▶ WHAT IS EXPECTED:
Leave out the pictures and set down exactly the lines from the start of the listing through the one with "const yLabelsB = [0, 2, 4, 6];", both included.

▶ SOURCE MATERIAL:
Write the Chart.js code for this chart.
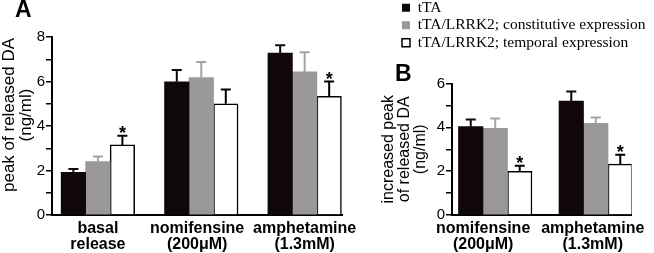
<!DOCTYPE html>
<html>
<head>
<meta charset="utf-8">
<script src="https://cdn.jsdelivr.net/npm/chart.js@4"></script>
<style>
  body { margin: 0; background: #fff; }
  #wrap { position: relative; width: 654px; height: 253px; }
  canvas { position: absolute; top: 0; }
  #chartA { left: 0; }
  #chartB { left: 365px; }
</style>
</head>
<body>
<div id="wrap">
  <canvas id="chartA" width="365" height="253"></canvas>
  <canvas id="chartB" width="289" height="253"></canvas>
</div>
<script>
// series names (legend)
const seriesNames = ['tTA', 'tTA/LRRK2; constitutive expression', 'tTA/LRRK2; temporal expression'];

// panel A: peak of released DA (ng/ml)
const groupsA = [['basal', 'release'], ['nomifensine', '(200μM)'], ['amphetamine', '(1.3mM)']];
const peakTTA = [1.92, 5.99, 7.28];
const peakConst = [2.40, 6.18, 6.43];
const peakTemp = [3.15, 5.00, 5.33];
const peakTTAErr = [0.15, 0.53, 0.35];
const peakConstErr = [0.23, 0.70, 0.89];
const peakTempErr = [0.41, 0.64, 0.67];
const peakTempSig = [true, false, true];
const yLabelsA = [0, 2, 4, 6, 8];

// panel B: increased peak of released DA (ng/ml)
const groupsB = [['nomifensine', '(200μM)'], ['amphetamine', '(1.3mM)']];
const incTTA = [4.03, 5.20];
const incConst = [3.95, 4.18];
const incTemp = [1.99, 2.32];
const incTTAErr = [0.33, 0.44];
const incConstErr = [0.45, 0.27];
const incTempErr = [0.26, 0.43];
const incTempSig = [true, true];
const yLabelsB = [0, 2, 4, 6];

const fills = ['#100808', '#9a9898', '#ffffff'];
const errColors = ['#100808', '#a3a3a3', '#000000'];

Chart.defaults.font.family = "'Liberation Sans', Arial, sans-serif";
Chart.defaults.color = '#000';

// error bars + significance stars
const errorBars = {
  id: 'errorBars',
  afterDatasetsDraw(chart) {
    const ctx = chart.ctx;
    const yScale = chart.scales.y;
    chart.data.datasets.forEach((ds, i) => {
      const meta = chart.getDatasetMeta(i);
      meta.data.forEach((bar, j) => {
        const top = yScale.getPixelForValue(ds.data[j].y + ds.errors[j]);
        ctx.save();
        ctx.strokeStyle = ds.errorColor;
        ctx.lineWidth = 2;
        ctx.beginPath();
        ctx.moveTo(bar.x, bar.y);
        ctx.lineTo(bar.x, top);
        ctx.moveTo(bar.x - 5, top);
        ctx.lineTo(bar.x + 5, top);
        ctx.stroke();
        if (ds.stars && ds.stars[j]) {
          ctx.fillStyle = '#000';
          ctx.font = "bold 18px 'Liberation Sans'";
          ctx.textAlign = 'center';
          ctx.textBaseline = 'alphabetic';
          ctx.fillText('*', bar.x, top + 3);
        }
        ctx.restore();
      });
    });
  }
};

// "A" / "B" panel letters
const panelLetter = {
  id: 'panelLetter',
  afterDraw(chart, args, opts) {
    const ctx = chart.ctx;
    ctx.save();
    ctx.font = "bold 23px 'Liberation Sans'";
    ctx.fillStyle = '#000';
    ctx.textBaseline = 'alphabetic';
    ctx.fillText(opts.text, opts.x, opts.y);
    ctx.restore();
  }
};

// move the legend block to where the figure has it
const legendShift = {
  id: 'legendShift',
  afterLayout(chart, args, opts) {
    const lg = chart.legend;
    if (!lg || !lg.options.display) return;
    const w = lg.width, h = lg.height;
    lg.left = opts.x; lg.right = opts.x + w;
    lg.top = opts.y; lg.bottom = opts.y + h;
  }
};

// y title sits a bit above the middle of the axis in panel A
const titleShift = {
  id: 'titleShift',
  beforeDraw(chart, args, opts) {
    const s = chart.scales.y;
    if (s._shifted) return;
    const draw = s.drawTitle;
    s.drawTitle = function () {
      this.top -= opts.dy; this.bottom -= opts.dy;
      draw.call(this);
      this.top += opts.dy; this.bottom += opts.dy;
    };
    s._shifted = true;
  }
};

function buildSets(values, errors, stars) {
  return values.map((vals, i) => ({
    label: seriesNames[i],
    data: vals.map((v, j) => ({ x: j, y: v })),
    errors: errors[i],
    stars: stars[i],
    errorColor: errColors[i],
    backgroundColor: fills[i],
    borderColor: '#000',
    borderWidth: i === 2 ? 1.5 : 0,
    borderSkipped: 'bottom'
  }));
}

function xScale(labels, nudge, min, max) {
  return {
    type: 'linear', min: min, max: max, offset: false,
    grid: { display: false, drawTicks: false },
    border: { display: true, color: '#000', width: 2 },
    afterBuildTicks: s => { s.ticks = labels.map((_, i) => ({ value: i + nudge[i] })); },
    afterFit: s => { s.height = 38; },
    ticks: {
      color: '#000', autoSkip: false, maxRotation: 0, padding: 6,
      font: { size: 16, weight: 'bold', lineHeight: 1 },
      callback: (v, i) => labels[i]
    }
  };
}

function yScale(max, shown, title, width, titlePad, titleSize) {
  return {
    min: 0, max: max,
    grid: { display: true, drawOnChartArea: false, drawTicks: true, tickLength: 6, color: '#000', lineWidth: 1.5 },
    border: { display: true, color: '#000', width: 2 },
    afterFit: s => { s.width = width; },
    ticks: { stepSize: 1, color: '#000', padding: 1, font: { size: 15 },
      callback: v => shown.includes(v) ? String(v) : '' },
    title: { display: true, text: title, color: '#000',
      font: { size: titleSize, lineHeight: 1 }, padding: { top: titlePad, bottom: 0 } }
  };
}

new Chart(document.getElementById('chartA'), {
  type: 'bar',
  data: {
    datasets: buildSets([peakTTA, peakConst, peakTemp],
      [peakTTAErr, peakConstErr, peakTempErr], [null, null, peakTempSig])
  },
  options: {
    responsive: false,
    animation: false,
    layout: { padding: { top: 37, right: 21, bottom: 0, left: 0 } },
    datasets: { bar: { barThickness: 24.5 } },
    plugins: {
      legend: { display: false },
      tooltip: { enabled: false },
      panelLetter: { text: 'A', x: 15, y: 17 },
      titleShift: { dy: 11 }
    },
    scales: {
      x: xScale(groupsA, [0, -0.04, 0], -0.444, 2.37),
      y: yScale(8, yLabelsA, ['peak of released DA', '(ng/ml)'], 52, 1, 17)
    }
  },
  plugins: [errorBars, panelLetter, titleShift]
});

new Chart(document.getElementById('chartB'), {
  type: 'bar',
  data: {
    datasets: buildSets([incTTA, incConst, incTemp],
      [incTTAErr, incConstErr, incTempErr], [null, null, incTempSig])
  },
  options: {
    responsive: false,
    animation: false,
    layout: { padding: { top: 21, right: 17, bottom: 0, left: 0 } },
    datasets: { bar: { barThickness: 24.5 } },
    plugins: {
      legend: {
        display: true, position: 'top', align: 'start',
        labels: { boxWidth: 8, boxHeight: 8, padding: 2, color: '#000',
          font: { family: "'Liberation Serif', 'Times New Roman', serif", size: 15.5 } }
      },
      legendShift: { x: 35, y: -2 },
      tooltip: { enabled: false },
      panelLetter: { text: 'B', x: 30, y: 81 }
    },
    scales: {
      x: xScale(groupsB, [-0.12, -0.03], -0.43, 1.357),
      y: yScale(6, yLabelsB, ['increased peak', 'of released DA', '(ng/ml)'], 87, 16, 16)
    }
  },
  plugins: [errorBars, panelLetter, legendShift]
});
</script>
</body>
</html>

▶ RESPONSE TO THIS EXERCISE:
Write the Chart.js code for this chart.
<!DOCTYPE html>
<html>
<head>
<meta charset="utf-8">
<script src="https://cdn.jsdelivr.net/npm/chart.js@4"></script>
<style>
  body { margin: 0; background: #fff; }
  #wrap { position: relative; width: 654px; height: 253px; }
  canvas { position: absolute; top: 0; }
  #chartA { left: 0; }
  #chartB { left: 365px; }
</style>
</head>
<body>
<div id="wrap">
  <canvas id="chartA" width="365" height="253"></canvas>
  <canvas id="chartB" width="289" height="253"></canvas>
</div>
<script>
// series names (legend)
const seriesNames = ['tTA', 'tTA/LRRK2; constitutive expression', 'tTA/LRRK2; temporal expression'];

// panel A: peak of released DA (ng/ml)
const groupsA = [['basal', 'release'], ['nomifensine', '(200μM)'], ['amphetamine', '(1.3mM)']];
const peakTTA = [1.92, 5.99, 7.28];
const peakConst = [2.40, 6.18, 6.43];
const peakTemp = [3.15, 5.00, 5.33];
const peakTTAErr = [0.15, 0.53, 0.35];
const peakConstErr = [0.23, 0.70, 0.89];
const peakTempErr = [0.41, 0.64, 0.67];
const peakTempSig = [true, false, true];
const yLabelsA = [0, 2, 4, 6, 8];

// panel B: increased peak of released DA (ng/ml)
const groupsB = [['nomifensine', '(200μM)'], ['amphetamine', '(1.3mM)']];
const incTTA = [4.03, 5.20];
const incConst = [3.95, 4.18];
const incTemp = [1.99, 2.32];
const incTTAErr = [0.33, 0.44];
const incConstErr = [0.45, 0.27];
const incTempErr = [0.26, 0.43];
const incTempSig = [true, true];
const yLabelsB = [0, 2, 4, 6];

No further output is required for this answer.